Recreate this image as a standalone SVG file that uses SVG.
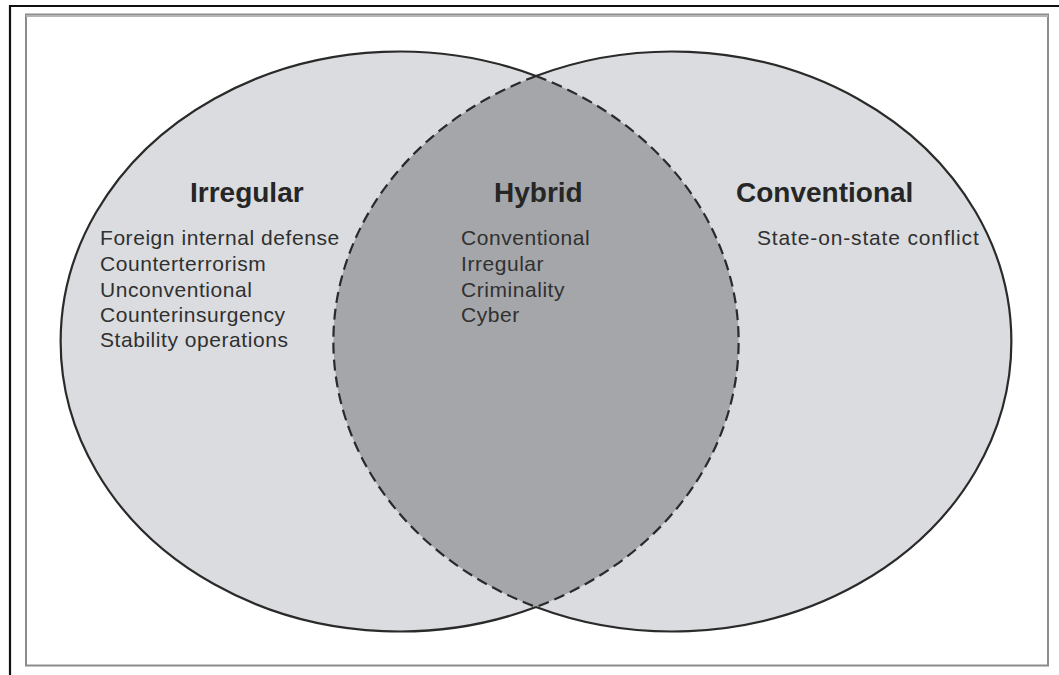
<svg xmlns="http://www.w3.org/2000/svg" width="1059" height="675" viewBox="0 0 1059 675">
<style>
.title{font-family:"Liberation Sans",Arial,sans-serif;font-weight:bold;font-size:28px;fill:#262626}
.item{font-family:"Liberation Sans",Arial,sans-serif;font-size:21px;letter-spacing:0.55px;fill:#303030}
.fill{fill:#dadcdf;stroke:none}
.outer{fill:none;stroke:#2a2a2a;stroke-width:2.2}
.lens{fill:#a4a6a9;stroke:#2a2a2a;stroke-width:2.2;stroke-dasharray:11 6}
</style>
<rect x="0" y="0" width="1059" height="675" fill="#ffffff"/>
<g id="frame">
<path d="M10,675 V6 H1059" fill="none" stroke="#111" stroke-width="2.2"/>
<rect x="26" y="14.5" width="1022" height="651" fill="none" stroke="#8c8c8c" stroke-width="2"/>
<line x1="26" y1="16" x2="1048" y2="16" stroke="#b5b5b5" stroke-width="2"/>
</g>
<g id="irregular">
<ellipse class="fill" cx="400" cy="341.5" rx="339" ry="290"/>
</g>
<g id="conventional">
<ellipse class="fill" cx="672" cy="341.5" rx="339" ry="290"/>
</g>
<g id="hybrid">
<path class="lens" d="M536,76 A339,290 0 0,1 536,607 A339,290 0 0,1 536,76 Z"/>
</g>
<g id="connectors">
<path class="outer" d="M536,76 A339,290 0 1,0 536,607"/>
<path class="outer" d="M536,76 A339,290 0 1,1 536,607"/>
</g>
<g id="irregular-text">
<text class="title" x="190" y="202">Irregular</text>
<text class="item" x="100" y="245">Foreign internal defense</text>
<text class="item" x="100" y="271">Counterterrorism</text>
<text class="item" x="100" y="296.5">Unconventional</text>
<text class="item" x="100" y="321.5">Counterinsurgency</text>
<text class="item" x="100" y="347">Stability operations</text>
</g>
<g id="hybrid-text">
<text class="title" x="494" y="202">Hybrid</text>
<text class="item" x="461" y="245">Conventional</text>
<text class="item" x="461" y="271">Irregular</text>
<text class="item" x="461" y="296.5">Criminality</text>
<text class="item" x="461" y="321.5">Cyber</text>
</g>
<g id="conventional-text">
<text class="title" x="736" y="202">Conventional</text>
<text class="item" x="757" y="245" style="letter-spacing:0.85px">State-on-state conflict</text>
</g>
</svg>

• [Objective]
Reproduce the listing exactly. Leave its pictures out.

• [Response for this exercise]
Recreate this image as a standalone SVG file that uses SVG.
<svg xmlns="http://www.w3.org/2000/svg" width="1059" height="675" viewBox="0 0 1059 675">
<style>
.title{font-family:"Liberation Sans",Arial,sans-serif;font-weight:bold;font-size:28px;fill:#262626}
.item{font-family:"Liberation Sans",Arial,sans-serif;font-size:21px;letter-spacing:0.55px;fill:#303030}
.fill{fill:#dadcdf;stroke:none}
.outer{fill:none;stroke:#2a2a2a;stroke-width:2.2}
.lens{fill:#a4a6a9;stroke:#2a2a2a;stroke-width:2.2;stroke-dasharray:11 6}
</style>
<rect x="0" y="0" width="1059" height="675" fill="#ffffff"/>
<g id="frame">
<path d="M10,675 V6 H1059" fill="none" stroke="#111" stroke-width="2.2"/>
<rect x="26" y="14.5" width="1022" height="651" fill="none" stroke="#8c8c8c" stroke-width="2"/>
<line x1="26" y1="16" x2="1048" y2="16" stroke="#b5b5b5" stroke-width="2"/>
</g>
<g id="irregular">
<ellipse class="fill" cx="400" cy="341.5" rx="339" ry="290"/>
</g>
<g id="conventional">
<ellipse class="fill" cx="672" cy="341.5" rx="339" ry="290"/>
</g>
<g id="hybrid">
<path class="lens" d="M536,76 A339,290 0 0,1 536,607 A339,290 0 0,1 536,76 Z"/>
</g>
<g id="connectors">
<path class="outer" d="M536,76 A339,290 0 1,0 536,607"/>
<path class="outer" d="M536,76 A339,290 0 1,1 536,607"/>
</g>
<g id="irregular-text">
<text class="title" x="190" y="202">Irregular</text>
<text class="item" x="100" y="245">Foreign internal defense</text>
<text class="item" x="100" y="271">Counterterrorism</text>
<text class="item" x="100" y="296.5">Unconventional</text>
<text class="item" x="100" y="321.5">Counterinsurgency</text>
<text class="item" x="100" y="347">Stability operations</text>
</g>
<g id="hybrid-text">
<text class="title" x="494" y="202">Hybrid</text>
<text class="item" x="461" y="245">Conventional</text>
<text class="item" x="461" y="271">Irregular</text>
<text class="item" x="461" y="296.5">Criminality</text>
<text class="item" x="461" y="321.5">Cyber</text>
</g>
<g id="conventional-text">
<text class="title" x="736" y="202">Conventional</text>
<text class="item" x="757" y="245" style="letter-spacing:0.85px">State-on-state conflict</text>
</g>
</svg>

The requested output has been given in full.